──────── LISTING ────────

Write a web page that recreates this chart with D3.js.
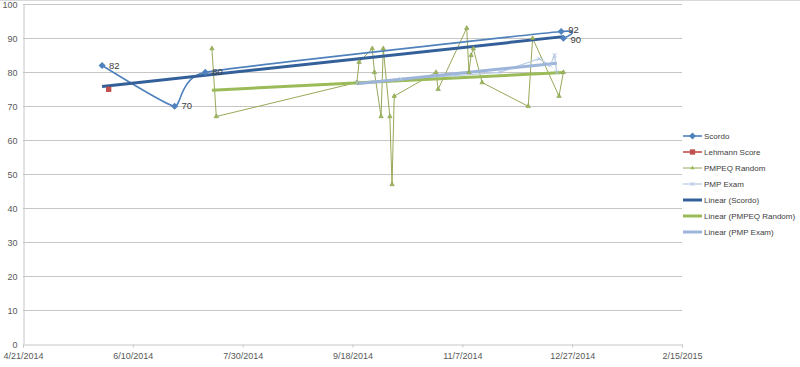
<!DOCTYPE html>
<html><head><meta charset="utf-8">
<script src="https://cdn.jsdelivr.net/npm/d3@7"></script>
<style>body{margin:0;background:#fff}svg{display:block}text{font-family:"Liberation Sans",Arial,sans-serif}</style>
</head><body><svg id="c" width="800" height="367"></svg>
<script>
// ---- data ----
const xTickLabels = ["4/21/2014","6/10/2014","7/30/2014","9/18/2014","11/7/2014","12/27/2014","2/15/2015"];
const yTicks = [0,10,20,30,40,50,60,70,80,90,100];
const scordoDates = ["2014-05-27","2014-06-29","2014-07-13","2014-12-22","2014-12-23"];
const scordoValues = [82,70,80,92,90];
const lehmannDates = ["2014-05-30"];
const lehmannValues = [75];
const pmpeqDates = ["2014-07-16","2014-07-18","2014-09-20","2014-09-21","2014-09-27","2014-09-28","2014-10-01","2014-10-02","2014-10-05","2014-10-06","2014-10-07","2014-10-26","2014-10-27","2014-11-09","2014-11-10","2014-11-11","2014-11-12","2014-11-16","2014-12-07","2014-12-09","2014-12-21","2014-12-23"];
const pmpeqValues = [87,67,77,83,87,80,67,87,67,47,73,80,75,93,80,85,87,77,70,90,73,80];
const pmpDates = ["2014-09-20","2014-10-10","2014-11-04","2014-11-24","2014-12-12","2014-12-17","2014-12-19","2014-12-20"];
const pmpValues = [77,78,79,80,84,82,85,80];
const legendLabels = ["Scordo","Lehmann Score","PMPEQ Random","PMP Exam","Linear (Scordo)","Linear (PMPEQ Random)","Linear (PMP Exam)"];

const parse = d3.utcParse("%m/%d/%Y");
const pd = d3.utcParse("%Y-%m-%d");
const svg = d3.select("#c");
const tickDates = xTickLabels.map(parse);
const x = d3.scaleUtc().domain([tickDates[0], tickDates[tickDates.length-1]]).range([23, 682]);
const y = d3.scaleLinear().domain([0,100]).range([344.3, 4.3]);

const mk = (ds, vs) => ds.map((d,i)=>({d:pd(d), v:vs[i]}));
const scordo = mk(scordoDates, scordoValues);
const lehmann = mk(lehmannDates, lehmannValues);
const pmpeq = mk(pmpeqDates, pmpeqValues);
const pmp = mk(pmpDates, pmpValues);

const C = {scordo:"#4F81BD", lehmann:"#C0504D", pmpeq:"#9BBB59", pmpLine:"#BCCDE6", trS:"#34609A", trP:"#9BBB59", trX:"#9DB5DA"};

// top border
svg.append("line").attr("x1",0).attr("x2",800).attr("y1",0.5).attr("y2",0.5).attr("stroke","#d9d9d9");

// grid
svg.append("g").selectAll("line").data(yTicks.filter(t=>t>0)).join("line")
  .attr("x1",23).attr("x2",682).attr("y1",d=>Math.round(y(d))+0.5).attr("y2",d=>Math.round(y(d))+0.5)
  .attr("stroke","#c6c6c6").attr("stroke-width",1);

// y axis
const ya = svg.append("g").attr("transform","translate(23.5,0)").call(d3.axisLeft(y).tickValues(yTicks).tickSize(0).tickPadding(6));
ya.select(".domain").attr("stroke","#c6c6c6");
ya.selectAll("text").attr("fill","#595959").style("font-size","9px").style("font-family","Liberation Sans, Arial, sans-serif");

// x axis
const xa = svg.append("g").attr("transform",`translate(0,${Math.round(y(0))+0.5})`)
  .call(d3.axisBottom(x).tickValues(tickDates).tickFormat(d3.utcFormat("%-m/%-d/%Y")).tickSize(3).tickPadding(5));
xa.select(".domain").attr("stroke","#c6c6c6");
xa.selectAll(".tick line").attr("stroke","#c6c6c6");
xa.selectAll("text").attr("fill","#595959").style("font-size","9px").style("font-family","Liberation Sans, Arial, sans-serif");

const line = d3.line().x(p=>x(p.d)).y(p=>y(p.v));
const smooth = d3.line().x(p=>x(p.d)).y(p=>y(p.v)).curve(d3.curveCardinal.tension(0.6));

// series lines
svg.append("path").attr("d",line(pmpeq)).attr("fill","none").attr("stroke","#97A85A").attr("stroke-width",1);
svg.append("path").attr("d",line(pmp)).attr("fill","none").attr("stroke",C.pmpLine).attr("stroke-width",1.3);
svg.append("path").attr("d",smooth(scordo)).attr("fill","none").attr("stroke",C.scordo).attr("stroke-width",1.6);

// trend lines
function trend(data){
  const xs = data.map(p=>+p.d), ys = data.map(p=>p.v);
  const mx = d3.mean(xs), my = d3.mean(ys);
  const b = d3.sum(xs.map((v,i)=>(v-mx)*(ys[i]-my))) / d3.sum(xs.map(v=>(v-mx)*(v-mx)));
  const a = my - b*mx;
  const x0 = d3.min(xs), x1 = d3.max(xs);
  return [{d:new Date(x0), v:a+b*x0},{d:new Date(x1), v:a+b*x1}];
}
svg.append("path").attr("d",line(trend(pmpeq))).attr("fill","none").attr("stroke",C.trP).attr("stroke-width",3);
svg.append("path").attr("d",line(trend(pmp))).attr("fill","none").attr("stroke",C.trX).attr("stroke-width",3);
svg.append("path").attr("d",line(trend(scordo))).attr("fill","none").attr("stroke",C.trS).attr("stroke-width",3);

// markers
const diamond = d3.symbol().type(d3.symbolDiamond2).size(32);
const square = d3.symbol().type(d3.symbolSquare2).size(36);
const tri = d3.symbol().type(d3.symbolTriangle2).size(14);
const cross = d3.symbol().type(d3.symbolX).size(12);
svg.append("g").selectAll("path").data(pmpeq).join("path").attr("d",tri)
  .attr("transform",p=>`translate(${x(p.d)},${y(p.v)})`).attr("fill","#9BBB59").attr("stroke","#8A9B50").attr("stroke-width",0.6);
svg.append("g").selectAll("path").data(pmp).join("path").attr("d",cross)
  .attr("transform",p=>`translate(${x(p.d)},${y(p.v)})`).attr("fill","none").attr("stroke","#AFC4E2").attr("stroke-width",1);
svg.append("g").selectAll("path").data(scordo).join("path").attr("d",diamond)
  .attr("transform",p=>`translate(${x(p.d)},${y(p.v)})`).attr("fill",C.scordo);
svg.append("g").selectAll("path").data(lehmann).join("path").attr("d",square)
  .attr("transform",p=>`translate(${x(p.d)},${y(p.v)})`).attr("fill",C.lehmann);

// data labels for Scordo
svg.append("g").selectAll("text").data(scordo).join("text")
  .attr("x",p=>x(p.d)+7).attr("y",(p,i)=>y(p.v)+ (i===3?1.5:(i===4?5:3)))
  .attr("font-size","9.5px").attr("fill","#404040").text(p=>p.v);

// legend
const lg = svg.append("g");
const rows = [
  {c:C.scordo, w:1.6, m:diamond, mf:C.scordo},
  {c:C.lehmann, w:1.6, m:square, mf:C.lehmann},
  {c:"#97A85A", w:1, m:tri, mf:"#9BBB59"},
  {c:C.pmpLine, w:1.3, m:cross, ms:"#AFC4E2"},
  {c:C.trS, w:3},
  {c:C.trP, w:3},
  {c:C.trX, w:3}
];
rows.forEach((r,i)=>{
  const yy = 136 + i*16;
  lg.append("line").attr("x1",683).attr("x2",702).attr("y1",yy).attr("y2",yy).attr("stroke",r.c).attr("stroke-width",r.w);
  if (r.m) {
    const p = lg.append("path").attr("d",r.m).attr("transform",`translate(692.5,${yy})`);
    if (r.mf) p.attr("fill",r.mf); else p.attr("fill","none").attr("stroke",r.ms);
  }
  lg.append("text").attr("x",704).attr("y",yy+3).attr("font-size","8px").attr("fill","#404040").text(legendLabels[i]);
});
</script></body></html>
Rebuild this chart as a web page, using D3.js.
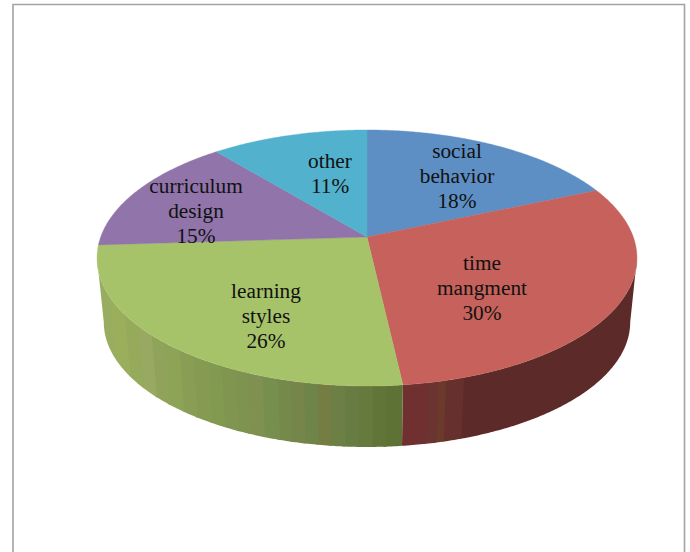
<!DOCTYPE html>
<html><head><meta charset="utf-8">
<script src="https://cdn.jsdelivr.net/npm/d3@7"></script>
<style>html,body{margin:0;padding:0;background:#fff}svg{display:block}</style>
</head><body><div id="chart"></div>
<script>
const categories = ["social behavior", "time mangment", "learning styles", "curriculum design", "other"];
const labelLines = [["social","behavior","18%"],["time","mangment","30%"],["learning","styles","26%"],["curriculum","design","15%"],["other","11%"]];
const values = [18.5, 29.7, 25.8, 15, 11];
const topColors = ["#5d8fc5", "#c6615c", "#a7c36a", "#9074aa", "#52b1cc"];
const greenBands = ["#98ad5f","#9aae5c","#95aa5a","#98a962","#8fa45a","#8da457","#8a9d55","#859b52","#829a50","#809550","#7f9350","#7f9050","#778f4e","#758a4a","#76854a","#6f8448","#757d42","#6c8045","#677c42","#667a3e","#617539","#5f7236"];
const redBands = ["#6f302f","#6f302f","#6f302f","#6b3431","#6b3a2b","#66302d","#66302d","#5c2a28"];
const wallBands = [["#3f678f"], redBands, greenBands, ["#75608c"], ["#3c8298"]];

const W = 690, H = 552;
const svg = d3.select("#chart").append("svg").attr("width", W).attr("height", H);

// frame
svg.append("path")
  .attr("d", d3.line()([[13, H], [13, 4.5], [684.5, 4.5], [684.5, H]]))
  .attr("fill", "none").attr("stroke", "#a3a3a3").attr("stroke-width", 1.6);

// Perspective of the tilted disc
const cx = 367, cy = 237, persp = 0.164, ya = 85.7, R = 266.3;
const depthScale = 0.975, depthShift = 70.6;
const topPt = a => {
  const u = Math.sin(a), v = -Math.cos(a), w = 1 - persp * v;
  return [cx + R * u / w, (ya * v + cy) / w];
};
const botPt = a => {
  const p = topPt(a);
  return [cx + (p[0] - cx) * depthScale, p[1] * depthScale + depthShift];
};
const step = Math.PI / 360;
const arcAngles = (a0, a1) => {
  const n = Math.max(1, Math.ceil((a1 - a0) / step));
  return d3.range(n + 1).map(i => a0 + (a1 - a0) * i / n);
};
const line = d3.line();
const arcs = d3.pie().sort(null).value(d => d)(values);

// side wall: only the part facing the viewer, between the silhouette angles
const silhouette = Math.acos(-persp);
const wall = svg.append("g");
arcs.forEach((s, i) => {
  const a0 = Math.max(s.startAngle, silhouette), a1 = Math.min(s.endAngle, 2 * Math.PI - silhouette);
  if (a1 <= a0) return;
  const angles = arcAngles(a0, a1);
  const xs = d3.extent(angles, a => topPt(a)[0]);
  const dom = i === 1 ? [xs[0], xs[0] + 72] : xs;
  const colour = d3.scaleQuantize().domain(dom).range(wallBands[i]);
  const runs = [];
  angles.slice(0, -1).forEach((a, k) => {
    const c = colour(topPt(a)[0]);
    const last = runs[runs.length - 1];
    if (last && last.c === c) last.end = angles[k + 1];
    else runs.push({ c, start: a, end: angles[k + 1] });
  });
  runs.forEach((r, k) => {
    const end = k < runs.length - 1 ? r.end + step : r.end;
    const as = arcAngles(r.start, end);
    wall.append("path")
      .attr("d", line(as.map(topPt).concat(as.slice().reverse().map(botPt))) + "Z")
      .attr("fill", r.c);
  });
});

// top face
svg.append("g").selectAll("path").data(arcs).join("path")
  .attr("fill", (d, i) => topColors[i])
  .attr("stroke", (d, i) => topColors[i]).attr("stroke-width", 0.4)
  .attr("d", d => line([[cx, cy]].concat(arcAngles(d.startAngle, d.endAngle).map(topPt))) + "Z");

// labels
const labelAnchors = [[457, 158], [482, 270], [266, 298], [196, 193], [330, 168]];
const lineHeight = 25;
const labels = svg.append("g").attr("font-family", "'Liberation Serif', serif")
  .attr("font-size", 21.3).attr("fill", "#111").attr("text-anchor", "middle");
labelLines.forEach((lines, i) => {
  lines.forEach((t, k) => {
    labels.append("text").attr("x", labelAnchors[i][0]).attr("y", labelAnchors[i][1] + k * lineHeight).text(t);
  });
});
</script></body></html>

────────

## DESCRIPTION OF THE TASK
Extract every line of the records above that contains the word "chart".

## TASK RESULT
Write a web page that recreates this chart with D3.js.
Rebuild this chart as a web page, using D3.js.
</head><body><div id="chart"></div>
const svg = d3.select("#chart").append("svg").attr("width", W).attr("height", H);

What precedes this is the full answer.